Transcript:
This week in Washington—ensuring continuous coverage for people transitioning between Medicaid and insurance offered through the exchanges. You are tuning in to the health policy update from America’s Essential Hospitals for the week of Aug. 26.
Throughout this series, we’ve talked about the types of plans that will be available to people through the health insurance exchanges that were created by the Affordable Care Act (ACA). Today, we talk about the people who will transition between these plans and Medicaid coverage.
As you know, people who meet certain eligibility requirements can receive coverage through Medicaid. If they earn more than the income eligibility requirements, though, they will no longer be able to receive that coverage. As a result, whether or not a person is eligible for Medicaid can change at any time depending on fluctuations in their income.
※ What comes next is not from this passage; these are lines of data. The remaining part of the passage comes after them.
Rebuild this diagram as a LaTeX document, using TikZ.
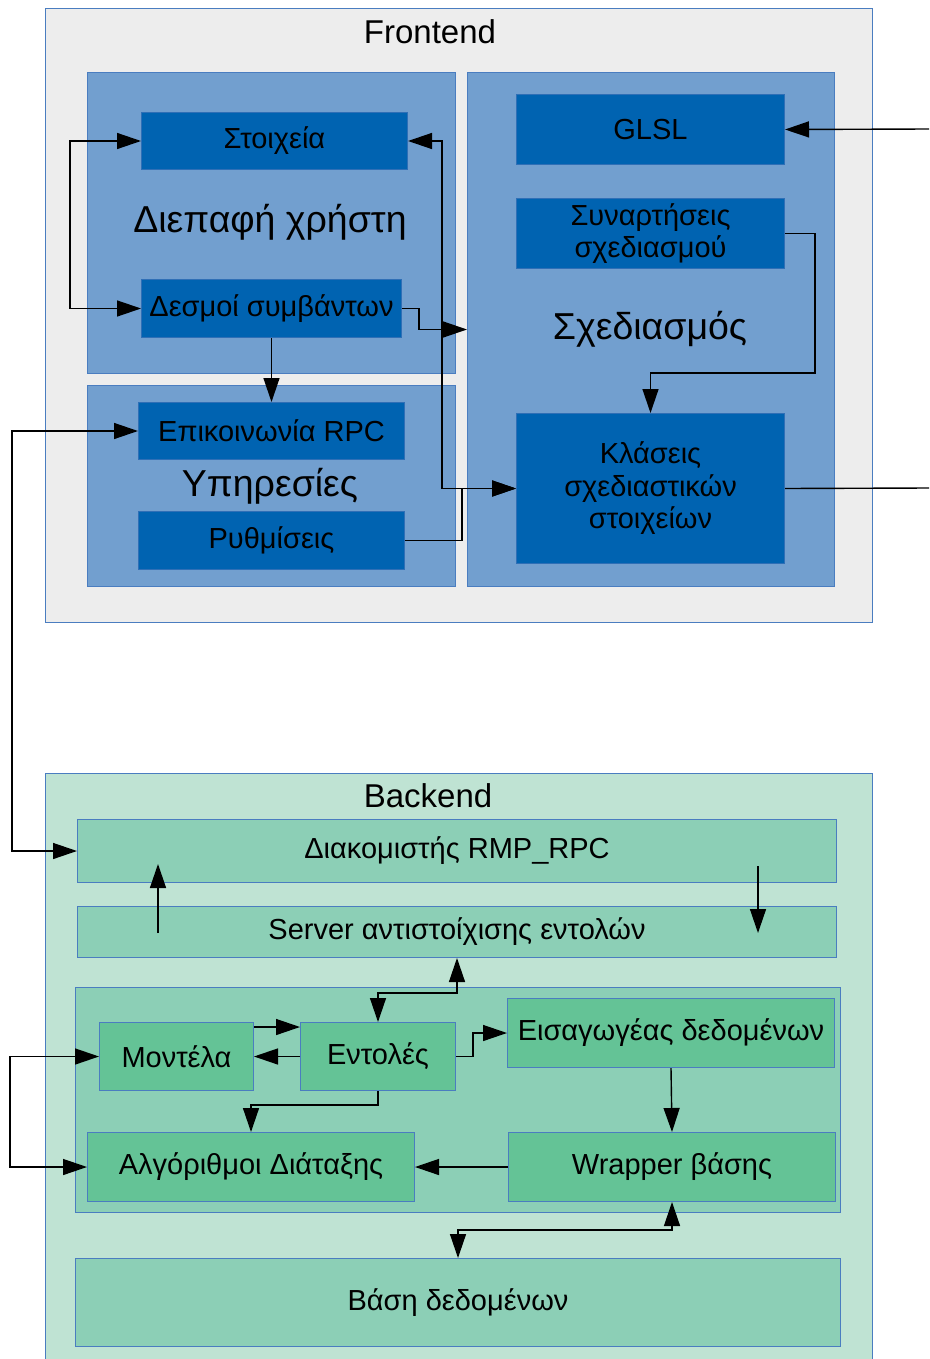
\documentclass[tikz,border=0pt]{standalone}
\usepackage{fontspec}
\setmainfont{Liberation Sans}
\usetikzlibrary{arrows.meta,calc}

\definecolor{feBg}{HTML}{EDEDED}
\definecolor{frameBlue}{HTML}{4A7DC0}
\definecolor{midBlue}{HTML}{729FCF}
\definecolor{darkBlue}{HTML}{0063B1}
\definecolor{darkEdge}{HTML}{2F6FB6}
\definecolor{beBg}{HTML}{BFE3D3}
\definecolor{beMid}{HTML}{8CCFB6}
\definecolor{beBox}{HTML}{64C396}

\newcommand\boxfont{\fontsize{29}{32.5}\selectfont}
\newcommand\titlefont{\fontsize{33}{38}\selectfont}
\newcommand\groupfont{\fontsize{37.5}{42}\selectfont}

\begin{document}
\begin{tikzpicture}[x=1pt,y=-1pt,
  area/.style={draw=frameBlue,line width=1pt,inner sep=0pt,anchor=north west},
  feframe/.style={area,fill=feBg},
  fegroup/.style={area,fill=midBlue},
  febox/.style={draw=darkEdge,line width=1pt,fill=darkBlue,inner sep=0pt,anchor=north west,font=\boxfont,align=center},
  beframe/.style={area,fill=beBg},
  begroup/.style={area,fill=beMid,font=\boxfont,align=center},
  bebox/.style={area,fill=beBox,font=\boxfont,align=center},
  wire/.style={line width=1.4pt,black},
  arr/.style={wire,-{Triangle[length=24pt,width=16pt]}},
  dbl/.style={wire,{Triangle[length=24pt,width=16pt]}-{Triangle[length=24pt,width=16pt]}}
]
\useasboundingbox (0,0) rectangle (929,1359);
\clip (0,0) rectangle (929,1359);
\fill[white] (0,0) rectangle (929,1359);

% ---------- Frontend ----------
\node[feframe,minimum width=827pt,minimum height=614pt] (fe) at (45,8) {};
\node[font=\titlefont] (fetitle) at (430,32) {Frontend};

\node[fegroup,minimum width=368pt,minimum height=301pt] (ui) at (87,72) {};
\node[fegroup,minimum width=368pt,minimum height=201pt] (svc) at (87,385) {};
\node[fegroup,minimum width=367pt,minimum height=514pt] (sched) at (467,72) {};

\node[font=\groupfont] (uititle) at (270,222) {Διεπαφή χρήστη};
\node[font=\groupfont] (svctitle) at (270,486) {Υπηρεσίες};
\node[font=\groupfont] (schedtitle) at (650,329) {Σχεδιασμός};

\node[febox,minimum width=266pt,minimum height=57pt] (stoix) at (141,112) {Στοιχεία};
\node[febox,minimum width=260pt,minimum height=58pt] (desm) at (141,279) {Δεσμοί συμβάντων};
\node[febox,minimum width=266pt,minimum height=57pt] (rpc) at (138,402) {Επικοινωνία RPC};
\node[febox,minimum width=266pt,minimum height=58pt] (rythm) at (138,511) {Ρυθμίσεις};
\node[febox,minimum width=268pt,minimum height=70pt] (glsl) at (516,94) {GLSL};
\node[febox,minimum width=268pt,minimum height=70pt] (syn) at (516,198) {Συναρτήσεις\\σχεδιασμού};
\node[febox,minimum width=268pt,minimum height=150pt] (klas) at (516,413) {Κλάσεις\\σχεδιαστικών\\στοιχείων};

% ---------- Backend ----------
\node[beframe,minimum width=827pt,minimum height=600pt] (be) at (45,773) {};
\node[font=\titlefont] (betitle) at (428,796) {Backend};

\node[begroup,minimum width=759pt,minimum height=63pt] (srv) at (77,819) {Διακομιστής RMP\_RPC};
\node[begroup,minimum width=759pt,minimum height=51pt] (cmd) at (77,906) {Server αντιστοίχισης εντολών};
\node[begroup,minimum width=765pt,minimum height=225pt] (core) at (75,987) {};
\node[begroup,minimum width=765pt,minimum height=88pt] (db) at (75,1258) {Βάση δεδομένων};

\node[bebox,minimum width=154pt,minimum height=68pt] (mod) at (99,1022) {Μοντέλα};
\node[bebox,minimum width=155pt,minimum height=68pt] (ent) at (300,1022) {Εντολές};
\node[bebox,minimum width=327pt,minimum height=69pt] (imp) at (507,998) {Εισαγωγέας δεδομένων};
\node[bebox,minimum width=327pt,minimum height=69pt] (alg) at (87,1132) {Αλγόριθμοι Διάταξης};
\node[bebox,minimum width=327pt,minimum height=69pt] (wrap) at (508,1132) {Wrapper βάσης};

% ---------- Frontend connectors ----------
\draw[dbl] (stoix.west) -- ++(-71,0) |- (desm.west);
\draw[arr] (desm.east) -- ++(17,0) |- (sched.west);
\draw[arr] (desm.south) -- (rpc.north);
\draw[dbl] (stoix.east) -- ++(34,0) |- (klas.west);
\draw[arr] (rythm.east) -- ++(57,0) |- (klas.west);
\coordinate (glslin) at (930,129);
\draw[arr] (glslin) -- (glsl.east);
\draw[arr] (syn.east) -- ++(30,0) |- ([yshift=40pt]klas.north) -- (klas.north);
\coordinate (klasout) at (930,488);
\draw[wire] (klas.east) -- (klasout);
\draw[dbl] (rpc.west) -- ++(-126,0) |- (srv.west);

% ---------- Backend connectors ----------
\coordinate (upfrom) at (158,933);
\coordinate (upto) at (158,864);
\draw[arr] (upfrom) -- (upto);
\coordinate (downfrom) at (758,866);
\coordinate (downto) at (758,933);
\draw[arr] (downfrom) -- (downto);
\draw[dbl] (cmd.south) -- ++(0,35) -| (ent.north);
\draw[arr] ([yshift=-5pt]mod.north east) -- ([yshift=-5pt]ent.north west);
\draw[arr] (ent.west) -- (mod.east);
\draw[arr] (ent.east) -- ++(17,0) |- (imp.west);
\draw[arr] (ent.south) -- ++(0,14) -| (alg.north);
\draw[arr] (imp.south) -- (wrap.north);
\draw[arr] (wrap.west) -- (alg.east);
\draw[dbl] (mod.west) -- ++(-89,0) |- (alg.west);
\draw[dbl] (wrap.south) -- ++(0,28) -| (db.north);
\end{tikzpicture}
\end{document}
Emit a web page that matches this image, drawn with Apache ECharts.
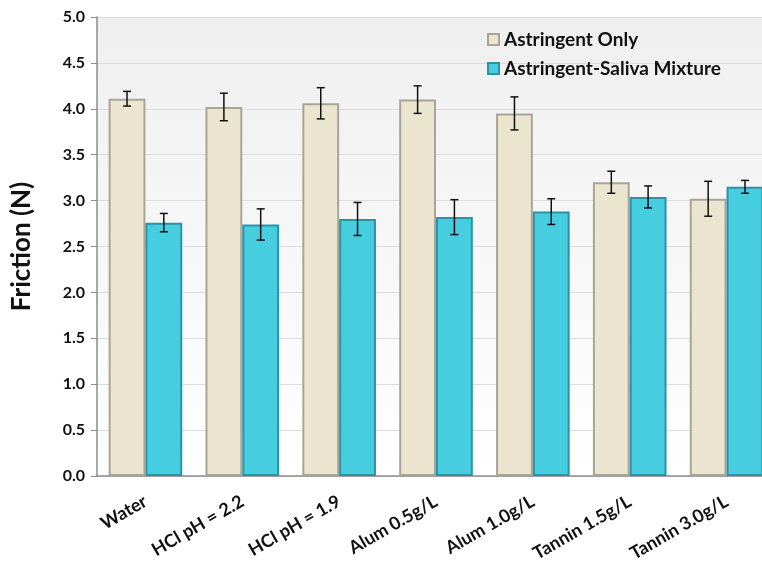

This is significant because many people who are enrolled in Medicaid work hourly jobs, so their incomes can fluctuate depending on the number of hours they work each week. As a result, even small changes in income may mean that people will shift between being eligible for Medicaid and subsidies to help purchase insurance coverage through the exchanges. In fact, one study published in Health Affairs estimated that within one year, 50 percent of adults with family incomes at or below 200 percent of the poverty level will have to transition from coverage offered through an exchange to Medicaid, or vice versa. This transition between Medicaid and insurance coverage offered through the exchanges is known as “churning.”
Churning can cause problems for continuity of coverage and care. Frequent coverage changes can be exhausting and confusing, especially for people with low incomes who are likely to experience other barriers to care like English language proficiency. Frequent coverage changes may also mean that people have to switch providers, which prevents them from seeing the same doctors and nurses they have gotten to know. These and other issues may prevent people from actually going through the hassle of continuing to enroll in coverage at all.
To avoid these kinds of problems, it will be important to minimize the number of times that people transition between Medicaid and insurance coverage offered through the exchanges. It will also be important to ensure that when people experience a transition, the services they need and the providers they choose are covered through their insurance plan.